Nancy Donner, Nov 8 2017

Nancy and William (Bill) Donner moved to the Garden Home area in 1967 when Bill was transferred with the U.S. Army Corp of Engineers from Walla Walla, Washington. Their large home at SW 62nd and SW Garden Home Road accommodated their five children: Nancy, William, Larry, Madeline and Susan. The home is just inside the Multnomah County line so their children attended Smith Elementary, Jackson Middle School and Wilson High School. One of the early family cars was a two-door Studebaker and more children later, a green Chevy station wagon, no seatbelts or car seats in the 1960s and early 1970s.

The Donner home was a voting precinct in the early days, down in the basement. They also hosted the Corp of Engineers’ annual picnic in the summertime. With their one acre, they had a volley ball court for lots of fun.

Today, a grandson lives with Nancy. Nancy is a participant in Garden Home activities and attends church in Multnomah Village. Her neighbors included Bruce and his mother Betty Koester and formerly, Jewel Lansing and Don Sackett.

Early on in their marriage, Nancy and Bill were stationed in Alaska for about ten years with Bill in the Army Corp of Engineers. During that period, Nancy and a friend enjoyed sending in recipes to enter the Pillsbury Baking contests. Unlike today, the only rule at that time was to use at least one-half cup of Pillsbury flour. Nancy sent in recipes for her Greek shortbread with Ouzo liquor which keeps for a year! Also other recipes for Swedish meatballs and macaroni and cheese with eggs. Her friend won a prize for her cookies.

Nancy knew a lot of Germans who settled Garden Home. Her neighbors had large platted lots with chickens (and still today), a sheep and big gardens and fruit trees. The abundance was shared around the neighborhood. Sometimes, a neighbor would load up a wheel barrow with fruit, especially pears and vegetables and wheel it down the Garden Home Road hill to Whitney’s Cannery for preservation in cans.

The family did their grocery shopping at Mr. and Mrs. Lamb’s Thriftway. Nancy purchased her pots and pans at the hardware store that was associated with the store. If they went to a movie, they went into Portland to one of the downtown theaters. These theaters gave you a plate with each ticket purchased so that with regular attendance, you could build up a set of dishes. Service stations also had this promotion and gave away “depression glass,” a clear colored glass popular in the 1940s and 1950s. Lamb’s Thriftway also enticed you with specially priced china or glass dishes.

For many years, the Donner family welcomed Portland State’s foreign students to come to their home to share in the holidays. As the Donner children grew up and left the bedrooms, she took in foreign students for about 30 years. She now enjoys the many contacts from these students. Nancy speaks French and an older dialect of Italian, the language of her family home.

Nancy fondly recalls the Sunday afternoon activity to go for a ride and visit the relatives, all unannounced ahead of time. Social times were spent playing Canasta, Scrabble or checkers. Doors were not locked and fences did not appear until the 1970s or so.
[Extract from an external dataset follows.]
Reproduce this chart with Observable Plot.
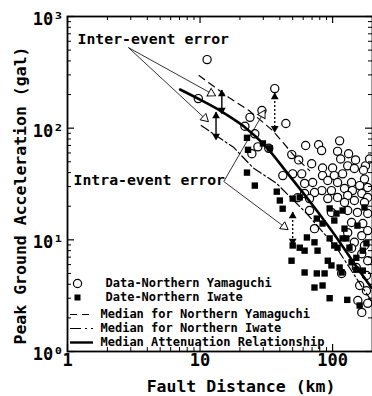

Social activities with women friends involved going downtown to the Meier & Frank store, sometimes to try on hats. The restroom use required that you pay a small fee to the attendant to unlock the toilet door. You could also summon your youngster to crawl under the door and unlock it to evade the charge. As a special treat, her mother-in-law would take her to lunch or tea in Meier & Frank’s Georgian Room, the ultimate in luxury in Portland. In those days, women dressed up to go downtown never wearing casual pants. The Hilton Hotel might allow a matching pantsuit but never the pants of today.

The Donner family continues to be part of Garden Home along with ties to the Multnomah area and Portland schools. Things are different now, it’s hard to cook for a big group because you have to plan for vegans or people with nut allergies or other special needs.